**Data in this exercise:**
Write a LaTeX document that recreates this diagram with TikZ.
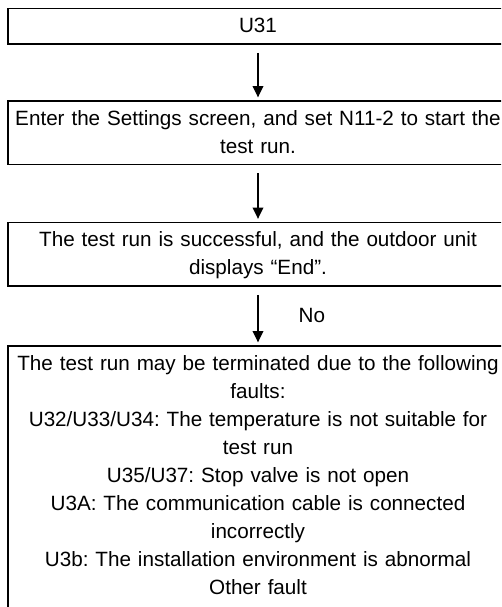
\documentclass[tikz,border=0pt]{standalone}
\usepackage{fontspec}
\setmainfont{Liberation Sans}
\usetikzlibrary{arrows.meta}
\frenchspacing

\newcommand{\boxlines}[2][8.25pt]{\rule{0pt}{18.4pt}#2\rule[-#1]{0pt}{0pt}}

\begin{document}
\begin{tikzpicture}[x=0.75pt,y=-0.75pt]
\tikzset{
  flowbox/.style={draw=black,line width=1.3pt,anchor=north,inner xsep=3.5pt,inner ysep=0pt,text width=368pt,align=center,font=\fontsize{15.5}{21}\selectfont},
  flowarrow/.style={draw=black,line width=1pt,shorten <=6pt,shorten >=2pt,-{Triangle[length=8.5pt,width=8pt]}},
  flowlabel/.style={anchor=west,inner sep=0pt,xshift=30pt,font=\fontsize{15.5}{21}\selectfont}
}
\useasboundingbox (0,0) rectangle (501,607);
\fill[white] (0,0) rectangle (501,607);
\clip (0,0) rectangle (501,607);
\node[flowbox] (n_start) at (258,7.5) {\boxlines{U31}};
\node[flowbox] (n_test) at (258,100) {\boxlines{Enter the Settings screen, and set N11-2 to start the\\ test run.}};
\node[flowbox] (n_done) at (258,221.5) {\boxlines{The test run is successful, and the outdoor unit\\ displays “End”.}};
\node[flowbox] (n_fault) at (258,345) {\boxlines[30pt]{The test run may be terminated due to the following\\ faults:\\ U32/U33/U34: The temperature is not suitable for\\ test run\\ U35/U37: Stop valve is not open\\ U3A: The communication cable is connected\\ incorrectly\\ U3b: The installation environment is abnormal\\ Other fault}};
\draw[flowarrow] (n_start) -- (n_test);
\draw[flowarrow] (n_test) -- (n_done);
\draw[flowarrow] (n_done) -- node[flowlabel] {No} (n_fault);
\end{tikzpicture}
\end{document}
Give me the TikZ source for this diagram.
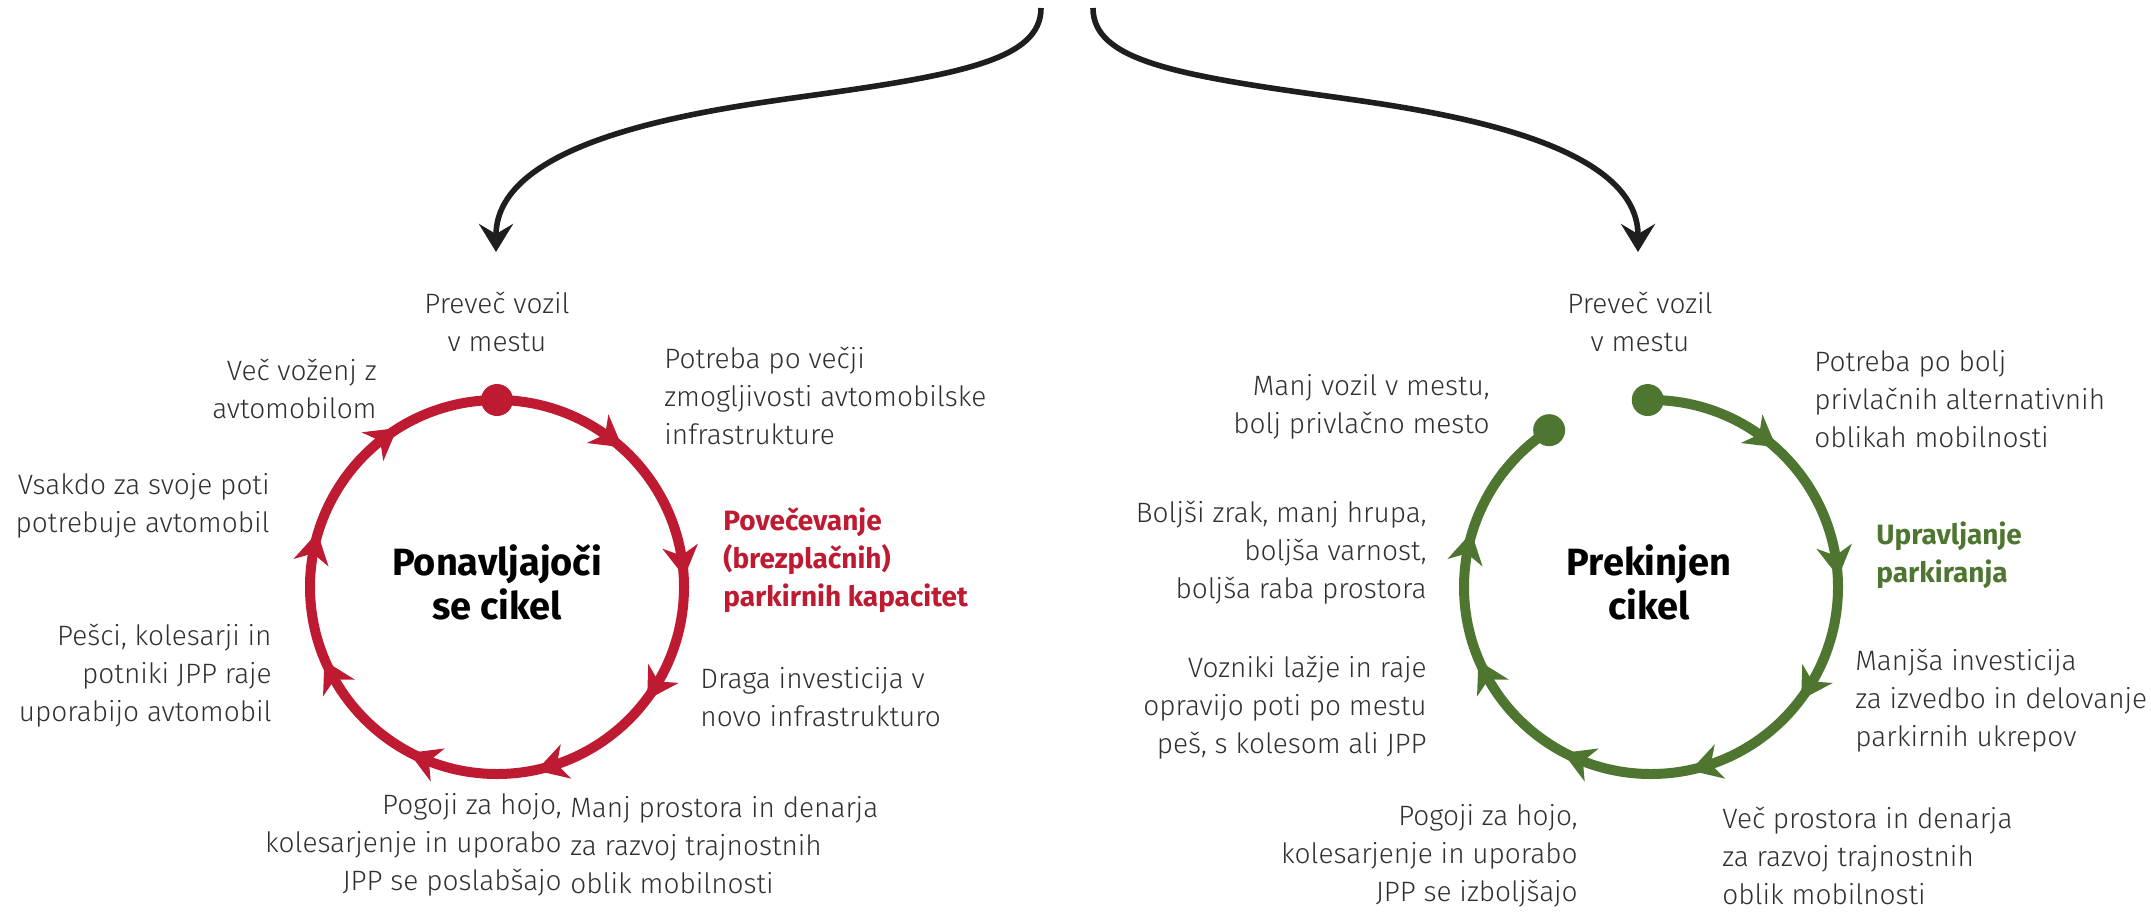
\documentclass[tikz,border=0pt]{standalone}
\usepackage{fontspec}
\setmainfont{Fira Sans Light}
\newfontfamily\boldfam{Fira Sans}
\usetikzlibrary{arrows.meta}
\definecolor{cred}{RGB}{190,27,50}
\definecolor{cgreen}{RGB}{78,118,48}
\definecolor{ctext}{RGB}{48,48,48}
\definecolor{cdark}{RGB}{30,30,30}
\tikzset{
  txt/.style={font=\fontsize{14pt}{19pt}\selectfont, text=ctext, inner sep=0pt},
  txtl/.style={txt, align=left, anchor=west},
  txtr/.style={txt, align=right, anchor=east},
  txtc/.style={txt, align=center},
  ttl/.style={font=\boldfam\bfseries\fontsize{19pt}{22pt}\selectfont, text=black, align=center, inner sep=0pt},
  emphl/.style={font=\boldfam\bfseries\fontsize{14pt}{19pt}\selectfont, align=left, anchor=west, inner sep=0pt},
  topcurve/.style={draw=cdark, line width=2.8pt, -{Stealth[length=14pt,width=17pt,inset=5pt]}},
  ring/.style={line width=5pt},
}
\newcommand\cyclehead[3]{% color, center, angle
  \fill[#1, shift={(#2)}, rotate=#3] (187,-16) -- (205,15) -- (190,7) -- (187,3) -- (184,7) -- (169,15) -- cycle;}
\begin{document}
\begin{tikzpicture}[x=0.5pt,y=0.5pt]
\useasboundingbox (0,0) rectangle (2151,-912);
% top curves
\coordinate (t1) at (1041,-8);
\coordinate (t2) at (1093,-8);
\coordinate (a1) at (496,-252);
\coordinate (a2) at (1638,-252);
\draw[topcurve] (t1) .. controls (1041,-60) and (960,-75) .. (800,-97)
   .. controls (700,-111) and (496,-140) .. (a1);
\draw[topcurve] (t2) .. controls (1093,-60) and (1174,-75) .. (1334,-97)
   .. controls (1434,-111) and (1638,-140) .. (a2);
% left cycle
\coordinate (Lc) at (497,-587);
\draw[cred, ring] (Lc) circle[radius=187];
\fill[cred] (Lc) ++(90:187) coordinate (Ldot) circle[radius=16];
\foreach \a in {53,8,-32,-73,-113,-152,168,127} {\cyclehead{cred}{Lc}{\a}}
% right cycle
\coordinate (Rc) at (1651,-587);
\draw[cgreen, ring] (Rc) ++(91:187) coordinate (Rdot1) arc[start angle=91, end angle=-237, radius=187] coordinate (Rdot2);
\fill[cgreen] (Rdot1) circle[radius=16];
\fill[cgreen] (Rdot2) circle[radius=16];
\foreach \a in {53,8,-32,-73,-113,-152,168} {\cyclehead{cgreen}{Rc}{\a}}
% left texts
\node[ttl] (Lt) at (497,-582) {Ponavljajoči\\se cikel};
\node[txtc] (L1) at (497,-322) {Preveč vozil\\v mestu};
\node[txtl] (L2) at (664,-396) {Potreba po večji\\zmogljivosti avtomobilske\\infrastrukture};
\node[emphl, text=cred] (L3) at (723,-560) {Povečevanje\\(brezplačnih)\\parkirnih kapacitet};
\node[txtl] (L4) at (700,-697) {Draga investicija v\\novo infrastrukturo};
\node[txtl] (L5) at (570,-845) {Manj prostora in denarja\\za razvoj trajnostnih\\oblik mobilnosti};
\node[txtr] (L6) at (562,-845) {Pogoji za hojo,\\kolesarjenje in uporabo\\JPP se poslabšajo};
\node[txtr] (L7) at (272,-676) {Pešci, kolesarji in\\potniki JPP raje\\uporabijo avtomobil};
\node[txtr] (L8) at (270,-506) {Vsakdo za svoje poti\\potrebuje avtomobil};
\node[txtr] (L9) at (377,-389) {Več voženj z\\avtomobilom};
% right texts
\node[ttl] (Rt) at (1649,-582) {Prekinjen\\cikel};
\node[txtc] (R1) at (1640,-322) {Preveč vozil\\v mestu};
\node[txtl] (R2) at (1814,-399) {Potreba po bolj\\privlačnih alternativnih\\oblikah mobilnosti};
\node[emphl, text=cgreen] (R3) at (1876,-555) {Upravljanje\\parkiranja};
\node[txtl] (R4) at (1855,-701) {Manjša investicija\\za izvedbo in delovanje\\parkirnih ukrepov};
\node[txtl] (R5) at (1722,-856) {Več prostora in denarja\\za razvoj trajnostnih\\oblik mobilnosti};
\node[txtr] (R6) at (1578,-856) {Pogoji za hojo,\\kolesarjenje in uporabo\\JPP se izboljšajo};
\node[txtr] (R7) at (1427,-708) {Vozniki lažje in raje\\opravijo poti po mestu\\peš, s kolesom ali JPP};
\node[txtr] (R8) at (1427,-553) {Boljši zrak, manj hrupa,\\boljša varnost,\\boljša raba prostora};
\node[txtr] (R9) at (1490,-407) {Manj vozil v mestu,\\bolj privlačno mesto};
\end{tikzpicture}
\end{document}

**What is expected:** What is needed is an exact reproduction of the data, pictures excluded.

**Result below:**
Write a LaTeX document that recreates this diagram with TikZ.
\documentclass[tikz,border=0pt]{standalone}
\usepackage{fontspec}
\setmainfont{Liberation Sans}
\usetikzlibrary{arrows.meta}
\frenchspacing

\newcommand{\boxlines}[2][8.25pt]{\rule{0pt}{18.4pt}#2\rule[-#1]{0pt}{0pt}}

\begin{document}
\begin{tikzpicture}[x=0.75pt,y=-0.75pt]
\tikzset{
  flowbox/.style={draw=black,line width=1.3pt,anchor=north,inner xsep=3.5pt,inner ysep=0pt,text width=368pt,align=center,font=\fontsize{15.5}{21}\selectfont},
  flowarrow/.style={draw=black,line width=1pt,shorten <=6pt,shorten >=2pt,-{Triangle[length=8.5pt,width=8pt]}},
  flowlabel/.style={anchor=west,inner sep=0pt,xshift=30pt,font=\fontsize{15.5}{21}\selectfont}
}
\useasboundingbox (0,0) rectangle (501,607);
\fill[white] (0,0) rectangle (501,607);
\clip (0,0) rectangle (501,607);
\node[flowbox] (n_start) at (258,7.5) {\boxlines{U31}};
\node[flowbox] (n_test) at (258,100) {\boxlines{Enter the Settings screen, and set N11-2 to start the\\ test run.}};
\node[flowbox] (n_done) at (258,221.5) {\boxlines{The test run is successful, and the outdoor unit\\ displays “End”.}};
\node[flowbox] (n_fault) at (258,345) {\boxlines[30pt]{The test run may be terminated due to the following\\ faults:\\ U32/U33/U34: The temperature is not suitable for\\ test run\\ U35/U37: Stop valve is not open\\ U3A: The communication cable is connected\\ incorrectly\\ U3b: The installation environment is abnormal\\ Other fault}};
\draw[flowarrow] (n_start) -- (n_test);
\draw[flowarrow] (n_test) -- (n_done);
\draw[flowarrow] (n_done) -- node[flowlabel] {No} (n_fault);
\end{tikzpicture}
\end{document}
Give me the TikZ source for this diagram.
\documentclass[tikz,border=0pt]{standalone}
\usepackage{fontspec}
\setmainfont{Fira Sans Light}
\newfontfamily\boldfam{Fira Sans}
\usetikzlibrary{arrows.meta}
\definecolor{cred}{RGB}{190,27,50}
\definecolor{cgreen}{RGB}{78,118,48}
\definecolor{ctext}{RGB}{48,48,48}
\definecolor{cdark}{RGB}{30,30,30}
\tikzset{
  txt/.style={font=\fontsize{14pt}{19pt}\selectfont, text=ctext, inner sep=0pt},
  txtl/.style={txt, align=left, anchor=west},
  txtr/.style={txt, align=right, anchor=east},
  txtc/.style={txt, align=center},
  ttl/.style={font=\boldfam\bfseries\fontsize{19pt}{22pt}\selectfont, text=black, align=center, inner sep=0pt},
  emphl/.style={font=\boldfam\bfseries\fontsize{14pt}{19pt}\selectfont, align=left, anchor=west, inner sep=0pt},
  topcurve/.style={draw=cdark, line width=2.8pt, -{Stealth[length=14pt,width=17pt,inset=5pt]}},
  ring/.style={line width=5pt},
}
\newcommand\cyclehead[3]{% color, center, angle
  \fill[#1, shift={(#2)}, rotate=#3] (187,-16) -- (205,15) -- (190,7) -- (187,3) -- (184,7) -- (169,15) -- cycle;}
\begin{document}
\begin{tikzpicture}[x=0.5pt,y=0.5pt]
\useasboundingbox (0,0) rectangle (2151,-912);
% top curves
\coordinate (t1) at (1041,-8);
\coordinate (t2) at (1093,-8);
\coordinate (a1) at (496,-252);
\coordinate (a2) at (1638,-252);
\draw[topcurve] (t1) .. controls (1041,-60) and (960,-75) .. (800,-97)
   .. controls (700,-111) and (496,-140) .. (a1);
\draw[topcurve] (t2) .. controls (1093,-60) and (1174,-75) .. (1334,-97)
   .. controls (1434,-111) and (1638,-140) .. (a2);
% left cycle
\coordinate (Lc) at (497,-587);
\draw[cred, ring] (Lc) circle[radius=187];
\fill[cred] (Lc) ++(90:187) coordinate (Ldot) circle[radius=16];
\foreach \a in {53,8,-32,-73,-113,-152,168,127} {\cyclehead{cred}{Lc}{\a}}
% right cycle
\coordinate (Rc) at (1651,-587);
\draw[cgreen, ring] (Rc) ++(91:187) coordinate (Rdot1) arc[start angle=91, end angle=-237, radius=187] coordinate (Rdot2);
\fill[cgreen] (Rdot1) circle[radius=16];
\fill[cgreen] (Rdot2) circle[radius=16];
\foreach \a in {53,8,-32,-73,-113,-152,168} {\cyclehead{cgreen}{Rc}{\a}}
% left texts
\node[ttl] (Lt) at (497,-582) {Ponavljajoči\\se cikel};
\node[txtc] (L1) at (497,-322) {Preveč vozil\\v mestu};
\node[txtl] (L2) at (664,-396) {Potreba po večji\\zmogljivosti avtomobilske\\infrastrukture};
\node[emphl, text=cred] (L3) at (723,-560) {Povečevanje\\(brezplačnih)\\parkirnih kapacitet};
\node[txtl] (L4) at (700,-697) {Draga investicija v\\novo infrastrukturo};
\node[txtl] (L5) at (570,-845) {Manj prostora in denarja\\za razvoj trajnostnih\\oblik mobilnosti};
\node[txtr] (L6) at (562,-845) {Pogoji za hojo,\\kolesarjenje in uporabo\\JPP se poslabšajo};
\node[txtr] (L7) at (272,-676) {Pešci, kolesarji in\\potniki JPP raje\\uporabijo avtomobil};
\node[txtr] (L8) at (270,-506) {Vsakdo za svoje poti\\potrebuje avtomobil};
\node[txtr] (L9) at (377,-389) {Več voženj z\\avtomobilom};
% right texts
\node[ttl] (Rt) at (1649,-582) {Prekinjen\\cikel};
\node[txtc] (R1) at (1640,-322) {Preveč vozil\\v mestu};
\node[txtl] (R2) at (1814,-399) {Potreba po bolj\\privlačnih alternativnih\\oblikah mobilnosti};
\node[emphl, text=cgreen] (R3) at (1876,-555) {Upravljanje\\parkiranja};
\node[txtl] (R4) at (1855,-701) {Manjša investicija\\za izvedbo in delovanje\\parkirnih ukrepov};
\node[txtl] (R5) at (1722,-856) {Več prostora in denarja\\za razvoj trajnostnih\\oblik mobilnosti};
\node[txtr] (R6) at (1578,-856) {Pogoji za hojo,\\kolesarjenje in uporabo\\JPP se izboljšajo};
\node[txtr] (R7) at (1427,-708) {Vozniki lažje in raje\\opravijo poti po mestu\\peš, s kolesom ali JPP};
\node[txtr] (R8) at (1427,-553) {Boljši zrak, manj hrupa,\\boljša varnost,\\boljša raba prostora};
\node[txtr] (R9) at (1490,-407) {Manj vozil v mestu,\\bolj privlačno mesto};
\end{tikzpicture}
\end{document}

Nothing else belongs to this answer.